Problem description
Give back, exactly as it appears, the run of lines opening with the one containing "Convert this chart to matplotlib code." and closing with the one containing "from matplotlib.patches import Rectangle". Nothing outside that run should appear.

Data
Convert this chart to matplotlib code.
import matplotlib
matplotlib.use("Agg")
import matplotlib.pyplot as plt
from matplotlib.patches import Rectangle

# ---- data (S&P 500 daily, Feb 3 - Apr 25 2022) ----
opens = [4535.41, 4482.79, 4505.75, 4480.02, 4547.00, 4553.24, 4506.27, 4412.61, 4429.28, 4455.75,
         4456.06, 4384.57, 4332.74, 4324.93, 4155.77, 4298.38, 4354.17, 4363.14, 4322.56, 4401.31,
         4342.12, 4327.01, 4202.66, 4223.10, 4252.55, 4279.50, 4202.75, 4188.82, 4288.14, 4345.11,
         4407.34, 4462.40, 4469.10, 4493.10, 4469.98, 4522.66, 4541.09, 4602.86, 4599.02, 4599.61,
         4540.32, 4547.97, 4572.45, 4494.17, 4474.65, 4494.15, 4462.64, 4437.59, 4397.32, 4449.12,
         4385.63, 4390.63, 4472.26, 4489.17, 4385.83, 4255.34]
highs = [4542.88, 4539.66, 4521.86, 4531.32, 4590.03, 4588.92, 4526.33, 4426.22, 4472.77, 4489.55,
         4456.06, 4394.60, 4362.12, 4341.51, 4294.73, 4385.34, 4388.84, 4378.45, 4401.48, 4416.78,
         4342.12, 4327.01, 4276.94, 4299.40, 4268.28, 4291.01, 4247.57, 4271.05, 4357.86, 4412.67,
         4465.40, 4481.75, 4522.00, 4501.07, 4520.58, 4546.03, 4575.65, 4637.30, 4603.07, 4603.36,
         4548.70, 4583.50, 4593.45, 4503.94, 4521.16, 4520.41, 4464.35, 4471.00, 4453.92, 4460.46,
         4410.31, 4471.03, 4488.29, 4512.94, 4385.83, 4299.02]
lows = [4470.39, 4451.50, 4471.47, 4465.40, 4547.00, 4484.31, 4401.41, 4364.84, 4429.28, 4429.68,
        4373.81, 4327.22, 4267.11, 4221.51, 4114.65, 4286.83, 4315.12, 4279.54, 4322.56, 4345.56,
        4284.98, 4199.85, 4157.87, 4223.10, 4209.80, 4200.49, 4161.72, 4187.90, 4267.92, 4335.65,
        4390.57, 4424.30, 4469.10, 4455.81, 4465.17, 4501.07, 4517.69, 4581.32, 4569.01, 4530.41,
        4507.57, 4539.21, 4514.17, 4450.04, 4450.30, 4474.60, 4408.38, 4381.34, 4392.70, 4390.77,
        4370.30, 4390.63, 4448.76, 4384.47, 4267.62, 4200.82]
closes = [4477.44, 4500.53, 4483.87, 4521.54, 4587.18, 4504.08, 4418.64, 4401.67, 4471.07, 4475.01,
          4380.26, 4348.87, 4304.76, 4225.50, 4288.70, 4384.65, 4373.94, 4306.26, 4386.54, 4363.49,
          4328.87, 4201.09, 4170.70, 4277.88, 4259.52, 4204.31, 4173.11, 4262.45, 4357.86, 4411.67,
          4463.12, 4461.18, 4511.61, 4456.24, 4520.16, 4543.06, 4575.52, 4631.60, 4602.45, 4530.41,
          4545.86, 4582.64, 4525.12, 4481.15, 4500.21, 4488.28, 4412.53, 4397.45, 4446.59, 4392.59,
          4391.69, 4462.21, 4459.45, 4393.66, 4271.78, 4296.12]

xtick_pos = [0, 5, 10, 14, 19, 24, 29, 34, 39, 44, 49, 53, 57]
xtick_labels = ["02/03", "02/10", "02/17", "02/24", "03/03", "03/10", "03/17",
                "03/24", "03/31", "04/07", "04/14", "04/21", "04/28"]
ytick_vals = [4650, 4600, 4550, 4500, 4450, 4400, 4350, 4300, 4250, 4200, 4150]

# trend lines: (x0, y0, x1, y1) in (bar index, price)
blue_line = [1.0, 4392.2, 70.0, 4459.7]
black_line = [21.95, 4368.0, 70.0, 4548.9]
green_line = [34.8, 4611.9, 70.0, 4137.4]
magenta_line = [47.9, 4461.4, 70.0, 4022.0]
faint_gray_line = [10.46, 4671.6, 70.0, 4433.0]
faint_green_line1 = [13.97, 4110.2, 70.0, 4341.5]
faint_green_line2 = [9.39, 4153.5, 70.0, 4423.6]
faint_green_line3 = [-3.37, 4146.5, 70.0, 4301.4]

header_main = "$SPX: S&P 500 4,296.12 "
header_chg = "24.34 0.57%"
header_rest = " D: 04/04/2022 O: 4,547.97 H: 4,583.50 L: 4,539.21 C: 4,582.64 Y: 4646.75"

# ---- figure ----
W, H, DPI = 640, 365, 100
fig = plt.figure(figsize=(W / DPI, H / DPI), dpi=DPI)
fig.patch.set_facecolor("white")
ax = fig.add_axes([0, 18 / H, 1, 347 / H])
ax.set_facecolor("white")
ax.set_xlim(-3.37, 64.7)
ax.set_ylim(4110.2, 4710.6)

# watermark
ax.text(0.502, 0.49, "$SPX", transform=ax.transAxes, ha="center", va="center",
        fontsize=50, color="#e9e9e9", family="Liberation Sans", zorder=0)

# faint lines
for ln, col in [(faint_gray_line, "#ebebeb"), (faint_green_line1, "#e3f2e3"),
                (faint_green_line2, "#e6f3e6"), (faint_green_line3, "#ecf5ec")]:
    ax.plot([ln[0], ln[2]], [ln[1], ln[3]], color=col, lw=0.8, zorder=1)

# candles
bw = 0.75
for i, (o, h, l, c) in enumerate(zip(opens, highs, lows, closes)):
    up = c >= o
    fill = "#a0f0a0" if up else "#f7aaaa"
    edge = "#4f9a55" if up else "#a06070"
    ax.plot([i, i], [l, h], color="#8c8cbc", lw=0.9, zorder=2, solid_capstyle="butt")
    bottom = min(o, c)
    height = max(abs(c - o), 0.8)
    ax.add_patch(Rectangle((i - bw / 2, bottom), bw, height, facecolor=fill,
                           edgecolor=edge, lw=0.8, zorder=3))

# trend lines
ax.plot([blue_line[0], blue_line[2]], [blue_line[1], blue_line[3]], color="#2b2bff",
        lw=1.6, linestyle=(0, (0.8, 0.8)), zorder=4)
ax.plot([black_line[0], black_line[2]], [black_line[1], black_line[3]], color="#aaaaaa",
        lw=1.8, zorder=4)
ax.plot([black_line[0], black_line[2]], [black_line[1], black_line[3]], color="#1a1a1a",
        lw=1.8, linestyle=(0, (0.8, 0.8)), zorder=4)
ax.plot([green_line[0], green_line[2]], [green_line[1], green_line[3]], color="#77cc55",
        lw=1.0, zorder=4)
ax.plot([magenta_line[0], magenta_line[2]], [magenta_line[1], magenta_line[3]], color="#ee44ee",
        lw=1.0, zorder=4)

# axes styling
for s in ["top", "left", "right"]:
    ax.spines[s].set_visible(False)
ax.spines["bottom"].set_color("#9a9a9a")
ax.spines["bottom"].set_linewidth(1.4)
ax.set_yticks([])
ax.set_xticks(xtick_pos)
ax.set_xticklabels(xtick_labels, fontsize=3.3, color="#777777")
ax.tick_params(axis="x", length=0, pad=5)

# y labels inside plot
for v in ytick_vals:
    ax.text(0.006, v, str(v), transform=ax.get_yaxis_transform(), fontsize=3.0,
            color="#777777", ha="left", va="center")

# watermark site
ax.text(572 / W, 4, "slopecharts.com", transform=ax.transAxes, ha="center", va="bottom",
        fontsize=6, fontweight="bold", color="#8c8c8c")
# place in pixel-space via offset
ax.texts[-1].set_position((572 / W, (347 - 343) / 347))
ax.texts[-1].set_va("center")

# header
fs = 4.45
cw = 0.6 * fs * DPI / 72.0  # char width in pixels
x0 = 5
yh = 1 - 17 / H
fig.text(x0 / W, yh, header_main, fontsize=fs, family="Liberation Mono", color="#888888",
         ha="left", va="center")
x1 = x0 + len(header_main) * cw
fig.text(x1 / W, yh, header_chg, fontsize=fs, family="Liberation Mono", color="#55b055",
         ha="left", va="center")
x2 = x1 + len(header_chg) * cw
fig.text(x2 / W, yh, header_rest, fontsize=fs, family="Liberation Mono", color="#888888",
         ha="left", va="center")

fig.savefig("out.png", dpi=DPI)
---
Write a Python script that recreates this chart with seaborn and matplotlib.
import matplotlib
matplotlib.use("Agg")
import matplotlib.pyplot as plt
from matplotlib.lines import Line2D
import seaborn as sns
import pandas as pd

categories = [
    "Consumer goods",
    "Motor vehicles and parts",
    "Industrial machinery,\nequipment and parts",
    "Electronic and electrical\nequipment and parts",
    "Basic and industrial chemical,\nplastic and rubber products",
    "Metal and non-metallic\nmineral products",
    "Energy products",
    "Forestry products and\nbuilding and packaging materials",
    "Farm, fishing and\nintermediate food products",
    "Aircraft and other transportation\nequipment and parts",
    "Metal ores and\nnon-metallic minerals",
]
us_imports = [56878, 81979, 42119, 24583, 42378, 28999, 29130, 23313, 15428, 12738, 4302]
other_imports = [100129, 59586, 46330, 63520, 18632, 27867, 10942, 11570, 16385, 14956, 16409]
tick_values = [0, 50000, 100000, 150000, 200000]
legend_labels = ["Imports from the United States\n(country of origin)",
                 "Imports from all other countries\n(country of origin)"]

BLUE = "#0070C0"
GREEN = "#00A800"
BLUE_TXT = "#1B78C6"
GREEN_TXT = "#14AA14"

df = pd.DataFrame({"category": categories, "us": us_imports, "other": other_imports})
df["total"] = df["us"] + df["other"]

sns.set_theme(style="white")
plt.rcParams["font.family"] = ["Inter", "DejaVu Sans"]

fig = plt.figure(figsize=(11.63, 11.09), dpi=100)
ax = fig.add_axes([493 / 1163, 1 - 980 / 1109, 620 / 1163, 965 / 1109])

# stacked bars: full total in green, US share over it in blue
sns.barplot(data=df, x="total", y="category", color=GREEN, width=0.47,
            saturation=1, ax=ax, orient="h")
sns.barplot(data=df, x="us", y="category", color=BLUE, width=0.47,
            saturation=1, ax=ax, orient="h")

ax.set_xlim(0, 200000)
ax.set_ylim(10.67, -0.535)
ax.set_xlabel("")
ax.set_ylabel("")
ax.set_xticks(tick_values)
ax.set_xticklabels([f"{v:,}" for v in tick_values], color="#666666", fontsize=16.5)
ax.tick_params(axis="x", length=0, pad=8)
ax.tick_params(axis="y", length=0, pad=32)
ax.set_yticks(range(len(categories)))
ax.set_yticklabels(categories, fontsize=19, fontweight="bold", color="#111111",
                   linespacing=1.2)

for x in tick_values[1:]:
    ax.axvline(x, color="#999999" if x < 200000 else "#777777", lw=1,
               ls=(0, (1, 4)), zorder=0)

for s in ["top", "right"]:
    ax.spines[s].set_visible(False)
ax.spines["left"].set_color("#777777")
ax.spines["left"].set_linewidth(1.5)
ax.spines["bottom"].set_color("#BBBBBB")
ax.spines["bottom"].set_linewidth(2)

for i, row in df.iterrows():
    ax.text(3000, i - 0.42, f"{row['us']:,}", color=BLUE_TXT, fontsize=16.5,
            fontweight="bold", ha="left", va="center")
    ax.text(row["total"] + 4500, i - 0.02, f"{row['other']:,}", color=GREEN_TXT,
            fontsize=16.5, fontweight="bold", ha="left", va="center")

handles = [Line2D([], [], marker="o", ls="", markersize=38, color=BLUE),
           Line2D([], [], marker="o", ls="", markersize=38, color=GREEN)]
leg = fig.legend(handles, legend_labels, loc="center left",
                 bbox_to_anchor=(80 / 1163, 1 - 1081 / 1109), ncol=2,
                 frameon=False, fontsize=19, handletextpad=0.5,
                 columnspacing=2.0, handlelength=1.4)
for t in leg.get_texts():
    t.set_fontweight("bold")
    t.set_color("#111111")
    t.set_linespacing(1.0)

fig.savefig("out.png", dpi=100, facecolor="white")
==
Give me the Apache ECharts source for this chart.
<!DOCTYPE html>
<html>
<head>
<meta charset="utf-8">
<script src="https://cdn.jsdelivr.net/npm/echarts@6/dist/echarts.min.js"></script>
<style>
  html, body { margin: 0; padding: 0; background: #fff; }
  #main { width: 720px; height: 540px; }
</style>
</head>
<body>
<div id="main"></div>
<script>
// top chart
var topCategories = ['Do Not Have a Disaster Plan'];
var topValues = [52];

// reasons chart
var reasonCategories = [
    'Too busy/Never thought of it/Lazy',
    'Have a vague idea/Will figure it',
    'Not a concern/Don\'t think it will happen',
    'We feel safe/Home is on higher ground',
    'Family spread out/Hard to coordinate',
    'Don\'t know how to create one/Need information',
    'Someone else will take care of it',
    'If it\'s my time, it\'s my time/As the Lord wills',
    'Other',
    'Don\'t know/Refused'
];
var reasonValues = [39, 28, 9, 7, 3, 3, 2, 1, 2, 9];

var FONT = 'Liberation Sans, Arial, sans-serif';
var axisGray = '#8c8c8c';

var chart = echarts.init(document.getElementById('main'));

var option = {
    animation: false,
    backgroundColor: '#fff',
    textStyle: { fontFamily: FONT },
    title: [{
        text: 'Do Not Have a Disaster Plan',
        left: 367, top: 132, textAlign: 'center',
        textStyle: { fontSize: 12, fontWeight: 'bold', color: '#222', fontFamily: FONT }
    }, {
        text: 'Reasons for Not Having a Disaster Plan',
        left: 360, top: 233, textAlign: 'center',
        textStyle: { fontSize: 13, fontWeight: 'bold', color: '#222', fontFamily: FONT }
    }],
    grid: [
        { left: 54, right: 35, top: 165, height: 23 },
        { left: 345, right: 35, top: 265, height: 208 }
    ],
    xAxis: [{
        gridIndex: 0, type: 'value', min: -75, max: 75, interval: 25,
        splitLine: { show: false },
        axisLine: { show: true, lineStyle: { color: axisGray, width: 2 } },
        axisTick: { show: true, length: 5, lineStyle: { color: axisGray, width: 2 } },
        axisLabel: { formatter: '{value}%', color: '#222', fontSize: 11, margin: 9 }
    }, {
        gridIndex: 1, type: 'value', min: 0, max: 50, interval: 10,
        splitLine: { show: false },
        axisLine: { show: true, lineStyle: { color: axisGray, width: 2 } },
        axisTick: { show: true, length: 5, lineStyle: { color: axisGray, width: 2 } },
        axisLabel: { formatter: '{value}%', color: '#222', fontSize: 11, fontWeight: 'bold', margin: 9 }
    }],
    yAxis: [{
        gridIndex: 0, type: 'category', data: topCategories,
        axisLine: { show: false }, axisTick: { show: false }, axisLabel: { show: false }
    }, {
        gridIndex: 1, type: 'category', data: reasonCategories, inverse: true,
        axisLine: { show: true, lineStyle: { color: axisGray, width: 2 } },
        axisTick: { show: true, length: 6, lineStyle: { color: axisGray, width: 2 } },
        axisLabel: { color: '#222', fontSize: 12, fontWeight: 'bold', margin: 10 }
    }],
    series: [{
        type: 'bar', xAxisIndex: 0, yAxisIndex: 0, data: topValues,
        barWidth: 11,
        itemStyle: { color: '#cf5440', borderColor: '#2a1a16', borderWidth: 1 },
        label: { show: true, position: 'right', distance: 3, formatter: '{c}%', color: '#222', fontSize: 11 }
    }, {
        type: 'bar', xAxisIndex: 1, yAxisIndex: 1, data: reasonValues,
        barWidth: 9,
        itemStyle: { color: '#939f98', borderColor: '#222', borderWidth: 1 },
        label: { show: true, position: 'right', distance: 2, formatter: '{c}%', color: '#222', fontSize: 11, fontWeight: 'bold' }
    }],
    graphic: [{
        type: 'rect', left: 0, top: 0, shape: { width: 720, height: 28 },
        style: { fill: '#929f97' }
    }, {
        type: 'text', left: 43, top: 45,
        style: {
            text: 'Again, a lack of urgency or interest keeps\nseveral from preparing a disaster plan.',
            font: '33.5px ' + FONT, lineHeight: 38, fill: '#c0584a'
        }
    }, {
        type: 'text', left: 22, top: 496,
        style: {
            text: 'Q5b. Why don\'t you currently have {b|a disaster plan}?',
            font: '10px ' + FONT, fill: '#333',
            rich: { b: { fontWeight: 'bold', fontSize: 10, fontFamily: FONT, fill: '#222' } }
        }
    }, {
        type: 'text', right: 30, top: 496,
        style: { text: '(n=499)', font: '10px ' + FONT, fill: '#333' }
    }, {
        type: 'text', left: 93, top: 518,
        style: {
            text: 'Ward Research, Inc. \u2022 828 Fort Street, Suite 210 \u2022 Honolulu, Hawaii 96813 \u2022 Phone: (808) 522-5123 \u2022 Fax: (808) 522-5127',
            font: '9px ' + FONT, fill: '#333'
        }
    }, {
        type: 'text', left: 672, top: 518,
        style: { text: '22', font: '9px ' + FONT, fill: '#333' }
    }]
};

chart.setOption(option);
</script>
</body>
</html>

Correct result
Convert this chart to matplotlib code.
import matplotlib
matplotlib.use("Agg")
import matplotlib.pyplot as plt
from matplotlib.patches import Rectangle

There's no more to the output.